● **To be done**: Find every line in the records below that holds the word "chart", and copy each one.

[Collected data]
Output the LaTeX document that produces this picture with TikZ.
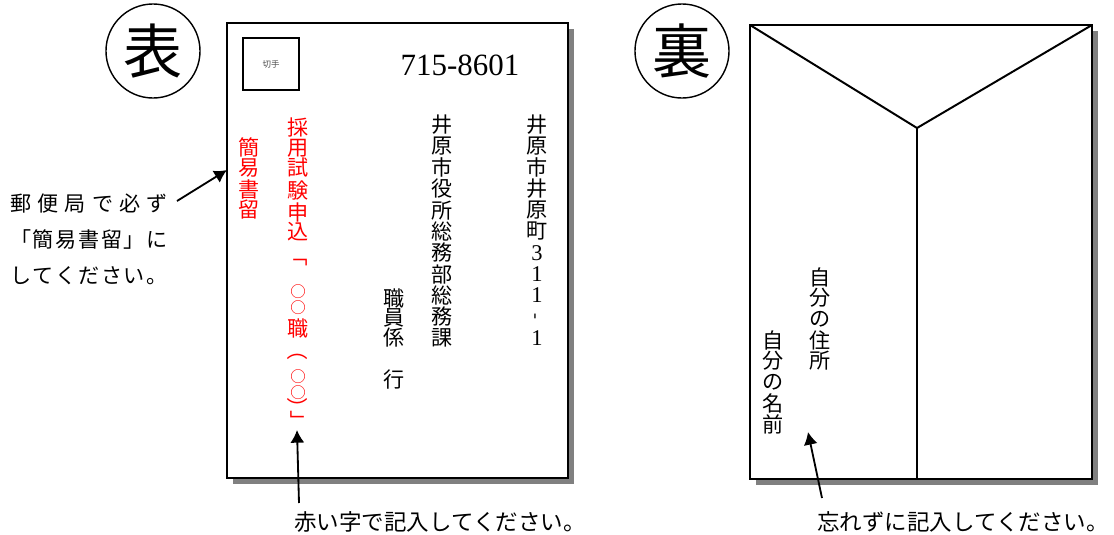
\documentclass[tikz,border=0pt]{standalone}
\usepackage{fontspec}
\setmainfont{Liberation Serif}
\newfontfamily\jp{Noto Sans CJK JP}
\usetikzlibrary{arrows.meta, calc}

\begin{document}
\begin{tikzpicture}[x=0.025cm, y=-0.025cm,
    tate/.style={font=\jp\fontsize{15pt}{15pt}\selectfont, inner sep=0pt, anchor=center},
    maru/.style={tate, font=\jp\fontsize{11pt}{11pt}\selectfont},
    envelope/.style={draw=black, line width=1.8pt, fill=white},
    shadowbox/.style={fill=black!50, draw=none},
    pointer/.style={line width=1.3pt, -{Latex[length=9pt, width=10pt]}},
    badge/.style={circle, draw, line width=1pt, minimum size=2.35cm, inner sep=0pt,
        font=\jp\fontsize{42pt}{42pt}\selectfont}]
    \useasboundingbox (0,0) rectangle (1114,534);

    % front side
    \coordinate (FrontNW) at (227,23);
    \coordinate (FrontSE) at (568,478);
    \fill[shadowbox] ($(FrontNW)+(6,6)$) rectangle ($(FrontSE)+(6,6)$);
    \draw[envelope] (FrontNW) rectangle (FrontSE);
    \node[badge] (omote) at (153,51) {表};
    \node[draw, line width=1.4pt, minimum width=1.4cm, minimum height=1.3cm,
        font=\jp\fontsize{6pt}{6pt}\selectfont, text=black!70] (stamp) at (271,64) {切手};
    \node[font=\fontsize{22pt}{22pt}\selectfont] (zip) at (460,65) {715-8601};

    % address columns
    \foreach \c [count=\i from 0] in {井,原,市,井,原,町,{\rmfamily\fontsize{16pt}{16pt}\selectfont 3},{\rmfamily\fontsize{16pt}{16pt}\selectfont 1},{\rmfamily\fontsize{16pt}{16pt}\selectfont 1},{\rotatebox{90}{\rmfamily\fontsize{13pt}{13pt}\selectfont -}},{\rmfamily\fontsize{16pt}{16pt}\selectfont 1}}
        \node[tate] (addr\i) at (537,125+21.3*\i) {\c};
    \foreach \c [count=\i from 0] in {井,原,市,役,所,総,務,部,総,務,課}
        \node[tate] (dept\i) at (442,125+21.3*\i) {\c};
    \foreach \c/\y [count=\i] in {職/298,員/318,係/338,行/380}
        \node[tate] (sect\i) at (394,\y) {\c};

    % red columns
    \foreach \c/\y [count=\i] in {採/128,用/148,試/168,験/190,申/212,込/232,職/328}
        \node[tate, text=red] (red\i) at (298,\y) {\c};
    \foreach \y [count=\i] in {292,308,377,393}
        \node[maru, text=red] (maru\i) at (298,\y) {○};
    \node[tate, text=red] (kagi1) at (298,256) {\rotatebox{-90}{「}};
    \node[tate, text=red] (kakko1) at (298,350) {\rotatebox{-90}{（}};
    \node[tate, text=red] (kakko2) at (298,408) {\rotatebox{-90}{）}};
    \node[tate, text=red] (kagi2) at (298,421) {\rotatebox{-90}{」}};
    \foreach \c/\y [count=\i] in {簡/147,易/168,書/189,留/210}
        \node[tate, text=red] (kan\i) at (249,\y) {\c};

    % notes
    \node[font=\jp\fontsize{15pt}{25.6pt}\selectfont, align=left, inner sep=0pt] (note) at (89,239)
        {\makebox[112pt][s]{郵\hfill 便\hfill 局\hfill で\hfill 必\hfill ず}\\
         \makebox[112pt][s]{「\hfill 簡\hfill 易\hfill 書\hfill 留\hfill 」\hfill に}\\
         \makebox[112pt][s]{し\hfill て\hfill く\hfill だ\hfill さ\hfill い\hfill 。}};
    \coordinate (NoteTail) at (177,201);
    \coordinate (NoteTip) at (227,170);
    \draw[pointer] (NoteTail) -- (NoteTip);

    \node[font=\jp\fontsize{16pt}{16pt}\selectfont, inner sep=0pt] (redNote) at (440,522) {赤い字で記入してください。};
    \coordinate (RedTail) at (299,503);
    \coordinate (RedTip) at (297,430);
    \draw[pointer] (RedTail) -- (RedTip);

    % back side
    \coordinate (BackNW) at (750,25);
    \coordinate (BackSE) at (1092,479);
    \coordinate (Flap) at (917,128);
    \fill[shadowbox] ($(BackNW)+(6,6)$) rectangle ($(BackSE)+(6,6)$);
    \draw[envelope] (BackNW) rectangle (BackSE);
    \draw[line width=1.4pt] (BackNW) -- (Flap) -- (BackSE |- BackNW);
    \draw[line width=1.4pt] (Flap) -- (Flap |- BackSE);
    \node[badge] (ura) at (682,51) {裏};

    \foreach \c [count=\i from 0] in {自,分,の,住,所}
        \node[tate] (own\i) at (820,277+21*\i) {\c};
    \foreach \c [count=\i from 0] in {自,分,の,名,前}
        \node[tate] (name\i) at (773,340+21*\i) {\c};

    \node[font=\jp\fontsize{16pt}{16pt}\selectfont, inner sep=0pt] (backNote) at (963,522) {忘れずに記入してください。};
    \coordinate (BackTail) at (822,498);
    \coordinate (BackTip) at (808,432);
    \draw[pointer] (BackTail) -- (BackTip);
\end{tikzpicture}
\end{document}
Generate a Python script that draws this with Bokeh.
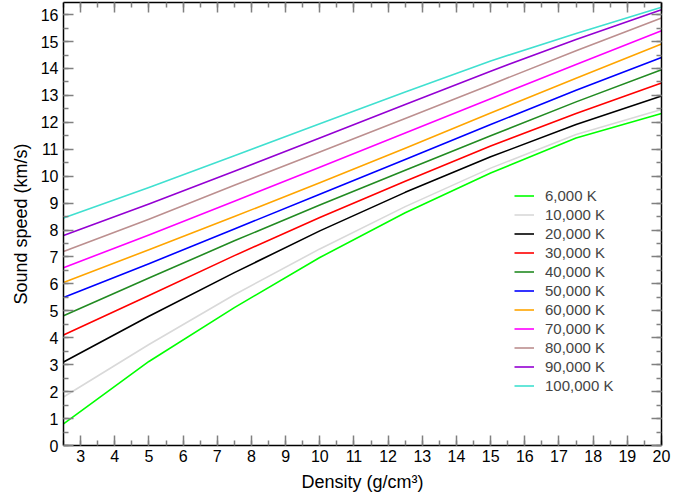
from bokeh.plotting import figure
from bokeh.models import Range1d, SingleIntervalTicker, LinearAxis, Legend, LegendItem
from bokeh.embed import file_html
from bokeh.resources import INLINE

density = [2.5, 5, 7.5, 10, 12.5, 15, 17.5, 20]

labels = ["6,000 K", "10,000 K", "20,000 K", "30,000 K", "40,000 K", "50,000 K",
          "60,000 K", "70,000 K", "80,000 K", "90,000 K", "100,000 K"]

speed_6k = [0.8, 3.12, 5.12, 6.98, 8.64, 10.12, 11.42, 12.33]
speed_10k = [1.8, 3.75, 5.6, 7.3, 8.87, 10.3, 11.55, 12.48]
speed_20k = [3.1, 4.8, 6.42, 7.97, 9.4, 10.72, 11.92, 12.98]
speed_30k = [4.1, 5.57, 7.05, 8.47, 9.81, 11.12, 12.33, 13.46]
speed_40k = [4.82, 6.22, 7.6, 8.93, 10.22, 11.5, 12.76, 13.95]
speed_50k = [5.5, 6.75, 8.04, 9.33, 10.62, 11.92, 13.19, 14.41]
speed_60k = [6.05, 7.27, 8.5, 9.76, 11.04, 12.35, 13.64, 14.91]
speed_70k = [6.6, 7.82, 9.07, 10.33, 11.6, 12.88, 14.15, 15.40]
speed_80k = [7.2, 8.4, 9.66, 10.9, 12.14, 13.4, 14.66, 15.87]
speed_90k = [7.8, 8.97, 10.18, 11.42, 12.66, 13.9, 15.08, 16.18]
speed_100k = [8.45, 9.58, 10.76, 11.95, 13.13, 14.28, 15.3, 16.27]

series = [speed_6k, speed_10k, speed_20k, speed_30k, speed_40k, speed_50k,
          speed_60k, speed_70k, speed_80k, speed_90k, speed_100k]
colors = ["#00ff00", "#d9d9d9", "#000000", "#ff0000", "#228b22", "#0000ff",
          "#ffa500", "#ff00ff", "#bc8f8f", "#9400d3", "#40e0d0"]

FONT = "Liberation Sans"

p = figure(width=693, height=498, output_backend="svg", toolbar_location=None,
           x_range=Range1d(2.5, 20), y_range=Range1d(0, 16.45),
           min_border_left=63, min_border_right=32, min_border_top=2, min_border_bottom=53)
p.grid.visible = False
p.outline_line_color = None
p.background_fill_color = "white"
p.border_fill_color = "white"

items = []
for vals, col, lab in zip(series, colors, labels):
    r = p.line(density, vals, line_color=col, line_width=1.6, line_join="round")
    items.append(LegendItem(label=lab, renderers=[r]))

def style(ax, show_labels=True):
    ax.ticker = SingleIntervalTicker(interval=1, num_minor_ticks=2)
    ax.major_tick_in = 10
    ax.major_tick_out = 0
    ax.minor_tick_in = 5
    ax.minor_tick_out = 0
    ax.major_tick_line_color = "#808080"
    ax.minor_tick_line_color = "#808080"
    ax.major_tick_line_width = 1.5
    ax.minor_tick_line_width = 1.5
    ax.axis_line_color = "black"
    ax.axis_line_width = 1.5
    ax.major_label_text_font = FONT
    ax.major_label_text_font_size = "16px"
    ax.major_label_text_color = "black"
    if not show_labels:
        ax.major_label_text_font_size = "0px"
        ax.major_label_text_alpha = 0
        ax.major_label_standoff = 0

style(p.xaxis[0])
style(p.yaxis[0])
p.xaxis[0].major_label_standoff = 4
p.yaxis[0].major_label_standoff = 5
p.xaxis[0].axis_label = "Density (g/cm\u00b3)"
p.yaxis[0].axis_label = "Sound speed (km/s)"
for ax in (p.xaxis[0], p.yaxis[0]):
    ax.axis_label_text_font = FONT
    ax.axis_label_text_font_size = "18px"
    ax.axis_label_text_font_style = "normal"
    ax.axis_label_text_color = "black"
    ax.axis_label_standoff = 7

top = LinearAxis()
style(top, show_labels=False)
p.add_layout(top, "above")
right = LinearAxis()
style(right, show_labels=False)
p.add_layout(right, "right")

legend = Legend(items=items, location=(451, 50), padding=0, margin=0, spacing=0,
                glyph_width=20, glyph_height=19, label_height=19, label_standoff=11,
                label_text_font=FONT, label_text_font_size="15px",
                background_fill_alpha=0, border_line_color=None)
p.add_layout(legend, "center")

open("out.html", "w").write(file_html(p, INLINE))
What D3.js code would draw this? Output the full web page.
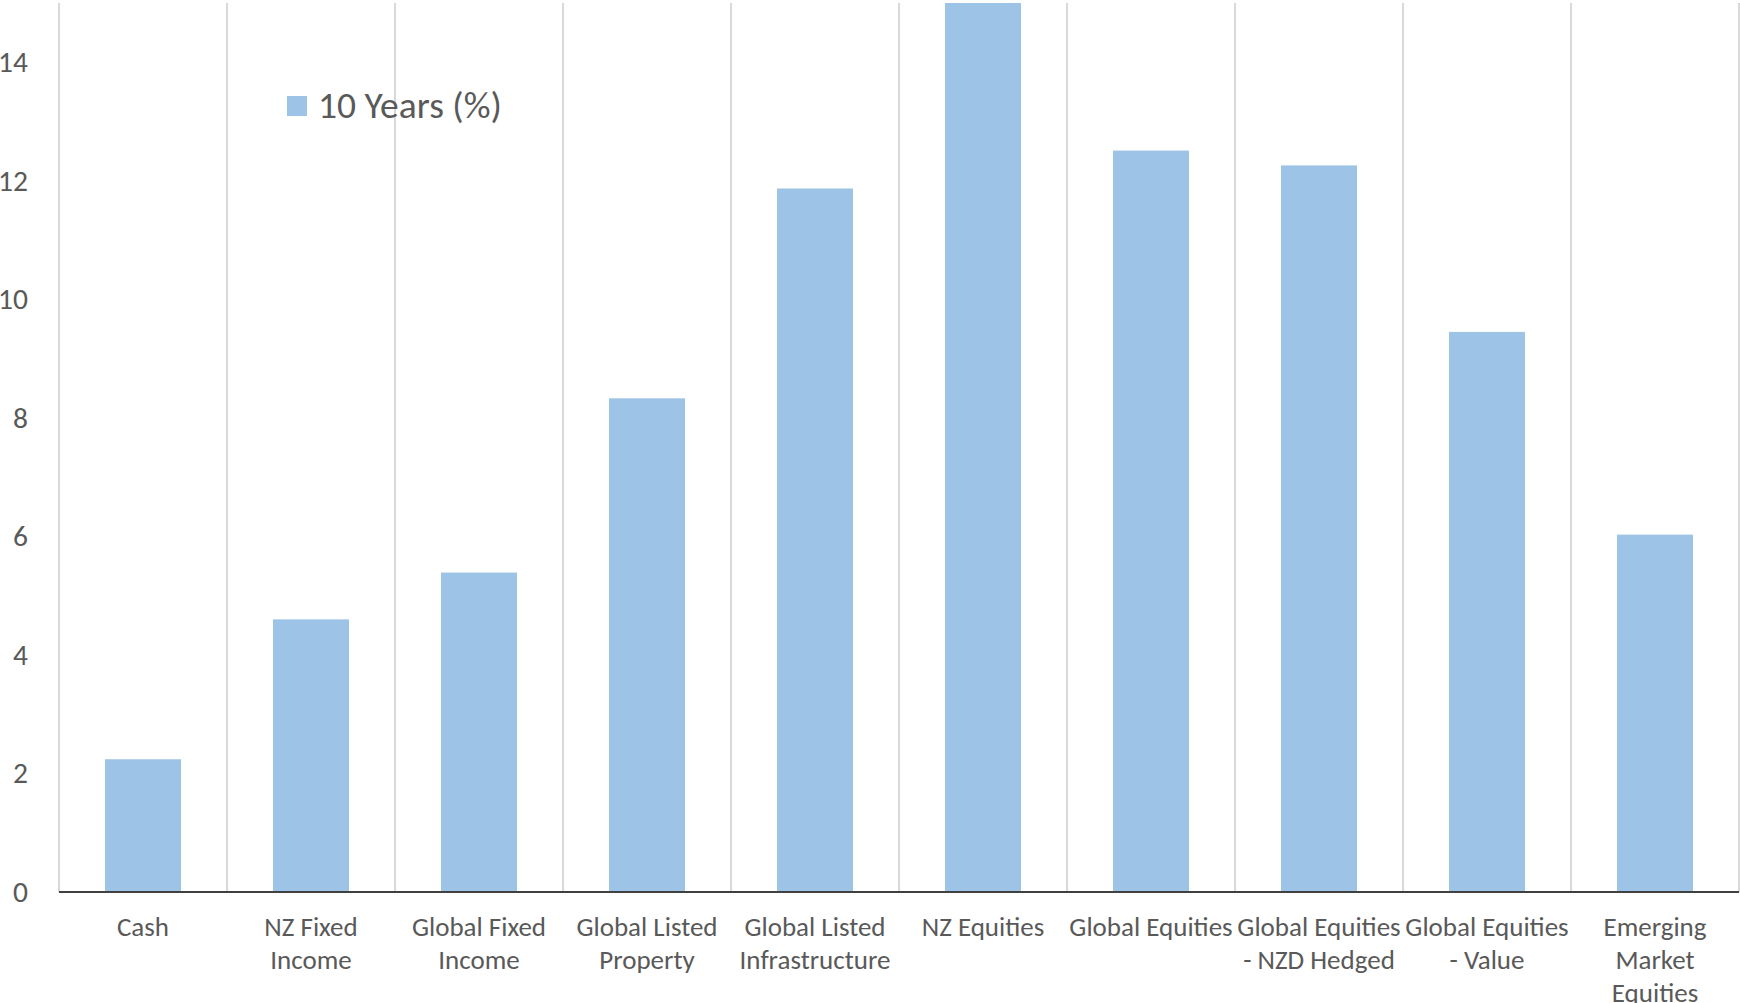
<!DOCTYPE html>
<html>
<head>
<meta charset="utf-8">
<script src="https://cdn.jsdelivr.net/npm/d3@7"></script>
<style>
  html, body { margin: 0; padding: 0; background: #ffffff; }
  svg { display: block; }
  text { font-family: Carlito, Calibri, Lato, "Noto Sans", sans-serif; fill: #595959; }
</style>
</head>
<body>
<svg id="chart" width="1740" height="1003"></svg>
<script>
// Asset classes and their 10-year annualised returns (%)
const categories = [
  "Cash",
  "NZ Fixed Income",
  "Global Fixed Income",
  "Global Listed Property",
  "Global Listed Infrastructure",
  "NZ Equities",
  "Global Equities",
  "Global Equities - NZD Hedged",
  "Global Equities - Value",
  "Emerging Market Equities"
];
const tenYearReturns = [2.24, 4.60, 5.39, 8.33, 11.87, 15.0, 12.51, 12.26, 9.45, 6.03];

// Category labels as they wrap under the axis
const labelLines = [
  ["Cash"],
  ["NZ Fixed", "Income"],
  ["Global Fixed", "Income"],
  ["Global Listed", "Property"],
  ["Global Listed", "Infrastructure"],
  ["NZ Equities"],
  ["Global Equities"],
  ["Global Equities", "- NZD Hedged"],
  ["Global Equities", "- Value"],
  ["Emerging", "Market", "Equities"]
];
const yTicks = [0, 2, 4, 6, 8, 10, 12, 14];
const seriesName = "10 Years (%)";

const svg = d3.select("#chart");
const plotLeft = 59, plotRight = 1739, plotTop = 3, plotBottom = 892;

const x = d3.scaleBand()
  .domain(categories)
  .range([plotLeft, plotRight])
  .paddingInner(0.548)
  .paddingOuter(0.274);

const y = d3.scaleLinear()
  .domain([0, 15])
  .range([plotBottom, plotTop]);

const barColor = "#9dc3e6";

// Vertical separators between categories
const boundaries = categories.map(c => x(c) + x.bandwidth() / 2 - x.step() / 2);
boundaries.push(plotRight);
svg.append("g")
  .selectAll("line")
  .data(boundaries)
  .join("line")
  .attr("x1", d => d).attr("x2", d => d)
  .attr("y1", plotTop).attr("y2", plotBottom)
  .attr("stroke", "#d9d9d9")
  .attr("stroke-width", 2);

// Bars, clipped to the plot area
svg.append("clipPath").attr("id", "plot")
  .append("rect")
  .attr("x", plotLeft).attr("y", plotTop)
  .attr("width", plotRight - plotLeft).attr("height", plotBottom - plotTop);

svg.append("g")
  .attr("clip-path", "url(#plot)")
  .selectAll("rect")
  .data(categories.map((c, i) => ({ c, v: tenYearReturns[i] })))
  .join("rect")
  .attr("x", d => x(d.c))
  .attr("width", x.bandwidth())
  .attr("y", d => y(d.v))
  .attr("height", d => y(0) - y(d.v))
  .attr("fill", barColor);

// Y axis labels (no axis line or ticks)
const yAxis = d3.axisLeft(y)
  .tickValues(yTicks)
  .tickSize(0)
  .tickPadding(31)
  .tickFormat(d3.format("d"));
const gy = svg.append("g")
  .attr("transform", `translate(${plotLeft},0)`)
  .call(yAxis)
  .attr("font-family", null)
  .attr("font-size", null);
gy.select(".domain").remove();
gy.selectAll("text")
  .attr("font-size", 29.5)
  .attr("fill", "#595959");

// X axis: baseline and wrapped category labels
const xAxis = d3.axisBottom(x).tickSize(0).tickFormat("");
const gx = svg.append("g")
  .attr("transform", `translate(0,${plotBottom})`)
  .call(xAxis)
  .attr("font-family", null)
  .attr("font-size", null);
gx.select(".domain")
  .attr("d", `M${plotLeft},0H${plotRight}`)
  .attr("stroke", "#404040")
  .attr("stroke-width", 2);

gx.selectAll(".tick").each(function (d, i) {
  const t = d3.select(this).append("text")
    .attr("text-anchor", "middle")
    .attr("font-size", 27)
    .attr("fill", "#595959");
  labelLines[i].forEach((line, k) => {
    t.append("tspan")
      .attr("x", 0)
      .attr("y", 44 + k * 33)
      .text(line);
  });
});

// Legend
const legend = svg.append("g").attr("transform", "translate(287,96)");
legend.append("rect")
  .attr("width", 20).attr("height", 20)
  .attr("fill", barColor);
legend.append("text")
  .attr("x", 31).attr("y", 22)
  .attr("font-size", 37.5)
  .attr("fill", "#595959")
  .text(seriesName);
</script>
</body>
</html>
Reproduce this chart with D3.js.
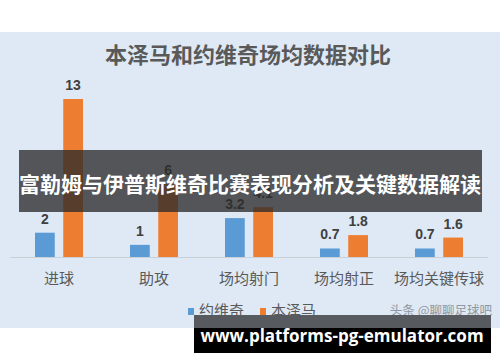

● **Exercise result**:
<svg id="chart" width="1740" height="1003"></svg>
const svg = d3.select("#chart");
Reproduce this chart with D3.js.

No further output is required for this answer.